*PROBLEM TO SOLVE*.
Reproduce only the stretch of entries below that begins at the first line and ends at the line holding "plt.rcParams['font.family'] = ['Lato', 'DejaVu".
•••
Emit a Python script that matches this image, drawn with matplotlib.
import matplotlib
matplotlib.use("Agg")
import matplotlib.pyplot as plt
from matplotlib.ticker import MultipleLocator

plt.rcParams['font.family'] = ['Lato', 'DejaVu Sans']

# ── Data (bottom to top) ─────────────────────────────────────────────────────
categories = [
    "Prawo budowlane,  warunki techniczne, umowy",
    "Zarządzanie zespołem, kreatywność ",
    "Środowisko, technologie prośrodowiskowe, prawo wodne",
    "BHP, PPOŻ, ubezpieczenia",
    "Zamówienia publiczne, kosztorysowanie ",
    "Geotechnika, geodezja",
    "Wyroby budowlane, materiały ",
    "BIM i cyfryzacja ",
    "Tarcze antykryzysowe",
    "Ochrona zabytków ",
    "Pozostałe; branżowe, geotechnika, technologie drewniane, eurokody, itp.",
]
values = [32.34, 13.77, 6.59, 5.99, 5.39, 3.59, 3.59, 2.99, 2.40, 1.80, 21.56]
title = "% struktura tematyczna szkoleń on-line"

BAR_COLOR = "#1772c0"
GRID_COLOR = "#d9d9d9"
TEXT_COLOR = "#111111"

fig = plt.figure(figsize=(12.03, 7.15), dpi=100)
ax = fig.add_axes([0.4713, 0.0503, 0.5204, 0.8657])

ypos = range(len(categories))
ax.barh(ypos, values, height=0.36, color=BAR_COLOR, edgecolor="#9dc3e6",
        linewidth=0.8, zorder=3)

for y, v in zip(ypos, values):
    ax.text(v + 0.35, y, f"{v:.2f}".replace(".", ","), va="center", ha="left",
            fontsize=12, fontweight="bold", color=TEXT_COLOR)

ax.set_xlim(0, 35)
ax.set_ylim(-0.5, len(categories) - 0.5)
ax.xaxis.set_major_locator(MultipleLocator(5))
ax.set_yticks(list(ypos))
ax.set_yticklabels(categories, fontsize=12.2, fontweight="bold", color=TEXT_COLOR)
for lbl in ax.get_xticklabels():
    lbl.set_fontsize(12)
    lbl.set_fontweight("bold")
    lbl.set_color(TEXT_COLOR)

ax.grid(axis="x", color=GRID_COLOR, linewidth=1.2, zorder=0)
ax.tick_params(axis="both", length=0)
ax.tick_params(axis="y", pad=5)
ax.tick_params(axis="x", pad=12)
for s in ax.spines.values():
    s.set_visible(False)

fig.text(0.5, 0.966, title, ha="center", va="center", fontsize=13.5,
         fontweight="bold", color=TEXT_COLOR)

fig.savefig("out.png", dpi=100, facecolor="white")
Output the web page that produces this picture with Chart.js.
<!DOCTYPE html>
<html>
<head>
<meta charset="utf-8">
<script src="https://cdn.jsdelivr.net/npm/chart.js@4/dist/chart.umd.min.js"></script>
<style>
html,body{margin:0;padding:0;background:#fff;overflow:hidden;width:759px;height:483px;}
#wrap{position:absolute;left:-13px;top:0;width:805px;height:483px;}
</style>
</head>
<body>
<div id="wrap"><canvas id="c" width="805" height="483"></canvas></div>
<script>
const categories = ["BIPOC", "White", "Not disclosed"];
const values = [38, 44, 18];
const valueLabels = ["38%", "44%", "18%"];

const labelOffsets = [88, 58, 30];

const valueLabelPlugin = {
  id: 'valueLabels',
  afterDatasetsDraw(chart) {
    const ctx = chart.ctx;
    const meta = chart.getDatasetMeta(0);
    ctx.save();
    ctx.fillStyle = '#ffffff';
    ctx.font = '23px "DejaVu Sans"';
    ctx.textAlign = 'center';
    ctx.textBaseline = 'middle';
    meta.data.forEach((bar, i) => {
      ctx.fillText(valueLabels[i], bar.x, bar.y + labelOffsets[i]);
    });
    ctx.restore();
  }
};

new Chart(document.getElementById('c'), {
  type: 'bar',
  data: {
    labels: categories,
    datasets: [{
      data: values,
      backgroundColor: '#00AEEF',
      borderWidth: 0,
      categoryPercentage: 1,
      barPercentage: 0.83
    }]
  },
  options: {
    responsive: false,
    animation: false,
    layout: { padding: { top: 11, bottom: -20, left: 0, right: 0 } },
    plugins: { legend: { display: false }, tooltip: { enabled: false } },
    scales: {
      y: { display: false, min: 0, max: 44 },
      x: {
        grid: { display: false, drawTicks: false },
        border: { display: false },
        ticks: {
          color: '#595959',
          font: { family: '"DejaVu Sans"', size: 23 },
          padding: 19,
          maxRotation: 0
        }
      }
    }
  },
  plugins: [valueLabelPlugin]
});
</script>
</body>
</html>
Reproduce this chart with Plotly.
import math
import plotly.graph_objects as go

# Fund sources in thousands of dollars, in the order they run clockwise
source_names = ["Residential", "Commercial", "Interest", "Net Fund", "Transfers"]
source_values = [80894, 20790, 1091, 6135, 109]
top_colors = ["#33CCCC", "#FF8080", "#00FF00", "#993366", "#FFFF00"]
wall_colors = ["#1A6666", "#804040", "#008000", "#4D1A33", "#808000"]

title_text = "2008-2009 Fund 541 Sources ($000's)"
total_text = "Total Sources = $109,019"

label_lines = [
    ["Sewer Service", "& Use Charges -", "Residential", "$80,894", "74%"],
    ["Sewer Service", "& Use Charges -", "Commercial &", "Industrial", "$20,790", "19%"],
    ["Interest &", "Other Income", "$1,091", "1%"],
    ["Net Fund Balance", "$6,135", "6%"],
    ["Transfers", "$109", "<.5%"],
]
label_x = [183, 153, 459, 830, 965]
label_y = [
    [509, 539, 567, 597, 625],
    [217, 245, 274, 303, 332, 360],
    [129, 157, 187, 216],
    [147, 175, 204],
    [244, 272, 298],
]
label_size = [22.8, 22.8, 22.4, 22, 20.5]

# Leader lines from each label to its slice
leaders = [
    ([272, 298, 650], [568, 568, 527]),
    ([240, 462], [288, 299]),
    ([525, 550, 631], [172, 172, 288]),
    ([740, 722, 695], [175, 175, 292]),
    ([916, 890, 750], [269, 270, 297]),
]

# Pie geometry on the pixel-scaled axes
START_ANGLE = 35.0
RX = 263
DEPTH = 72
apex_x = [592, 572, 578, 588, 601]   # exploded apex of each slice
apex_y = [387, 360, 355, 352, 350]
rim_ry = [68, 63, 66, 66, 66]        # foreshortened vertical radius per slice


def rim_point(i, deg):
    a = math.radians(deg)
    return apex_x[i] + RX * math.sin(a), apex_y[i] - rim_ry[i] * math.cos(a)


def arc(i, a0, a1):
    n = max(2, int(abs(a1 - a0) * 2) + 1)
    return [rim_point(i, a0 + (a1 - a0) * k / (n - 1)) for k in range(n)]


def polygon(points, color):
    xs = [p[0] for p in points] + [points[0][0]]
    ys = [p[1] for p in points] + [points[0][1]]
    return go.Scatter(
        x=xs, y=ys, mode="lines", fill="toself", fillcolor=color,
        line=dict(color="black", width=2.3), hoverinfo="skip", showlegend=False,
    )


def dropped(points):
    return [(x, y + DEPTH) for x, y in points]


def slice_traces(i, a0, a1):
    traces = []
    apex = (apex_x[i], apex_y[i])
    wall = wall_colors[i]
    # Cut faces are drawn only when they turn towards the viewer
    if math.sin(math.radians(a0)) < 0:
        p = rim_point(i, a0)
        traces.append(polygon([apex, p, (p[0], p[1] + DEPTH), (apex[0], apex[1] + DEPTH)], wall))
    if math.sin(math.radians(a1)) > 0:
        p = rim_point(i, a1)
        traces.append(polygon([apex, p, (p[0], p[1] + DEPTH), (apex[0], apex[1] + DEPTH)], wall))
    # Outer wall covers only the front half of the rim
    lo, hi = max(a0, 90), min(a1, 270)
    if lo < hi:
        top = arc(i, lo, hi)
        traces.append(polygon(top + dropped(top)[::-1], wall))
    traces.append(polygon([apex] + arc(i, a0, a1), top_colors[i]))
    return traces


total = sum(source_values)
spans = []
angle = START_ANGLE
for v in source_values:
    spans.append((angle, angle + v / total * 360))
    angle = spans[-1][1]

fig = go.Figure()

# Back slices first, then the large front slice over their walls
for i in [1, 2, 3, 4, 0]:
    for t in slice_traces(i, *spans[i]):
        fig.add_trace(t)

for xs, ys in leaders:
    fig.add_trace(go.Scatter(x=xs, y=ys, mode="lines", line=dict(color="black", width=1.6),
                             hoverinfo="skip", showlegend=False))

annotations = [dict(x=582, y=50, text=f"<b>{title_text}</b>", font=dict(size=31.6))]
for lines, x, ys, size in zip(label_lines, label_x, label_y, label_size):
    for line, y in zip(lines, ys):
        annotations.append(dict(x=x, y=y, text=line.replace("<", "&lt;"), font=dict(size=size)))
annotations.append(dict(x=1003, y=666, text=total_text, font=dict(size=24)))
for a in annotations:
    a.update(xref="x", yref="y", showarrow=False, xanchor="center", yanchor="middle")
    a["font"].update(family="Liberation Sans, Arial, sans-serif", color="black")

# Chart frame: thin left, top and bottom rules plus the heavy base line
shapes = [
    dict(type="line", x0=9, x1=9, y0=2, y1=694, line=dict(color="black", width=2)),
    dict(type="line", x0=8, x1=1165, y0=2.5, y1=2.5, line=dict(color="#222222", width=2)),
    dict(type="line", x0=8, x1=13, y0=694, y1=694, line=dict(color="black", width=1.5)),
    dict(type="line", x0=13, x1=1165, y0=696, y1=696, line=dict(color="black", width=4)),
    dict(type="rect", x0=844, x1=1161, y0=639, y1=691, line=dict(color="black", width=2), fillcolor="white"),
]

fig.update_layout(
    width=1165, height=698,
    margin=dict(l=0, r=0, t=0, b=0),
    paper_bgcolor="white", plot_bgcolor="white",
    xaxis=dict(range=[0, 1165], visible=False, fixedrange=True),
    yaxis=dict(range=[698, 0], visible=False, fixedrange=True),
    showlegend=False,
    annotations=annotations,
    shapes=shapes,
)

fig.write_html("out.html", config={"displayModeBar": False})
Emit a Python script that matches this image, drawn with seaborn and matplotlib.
•••
*EXERCISE SOLUTION*.
Emit a Python script that matches this image, drawn with matplotlib.
import matplotlib
matplotlib.use("Agg")
import matplotlib.pyplot as plt
from matplotlib.ticker import MultipleLocator

plt.rcParams['font.family'] = ['Lato', 'DejaVu Sans']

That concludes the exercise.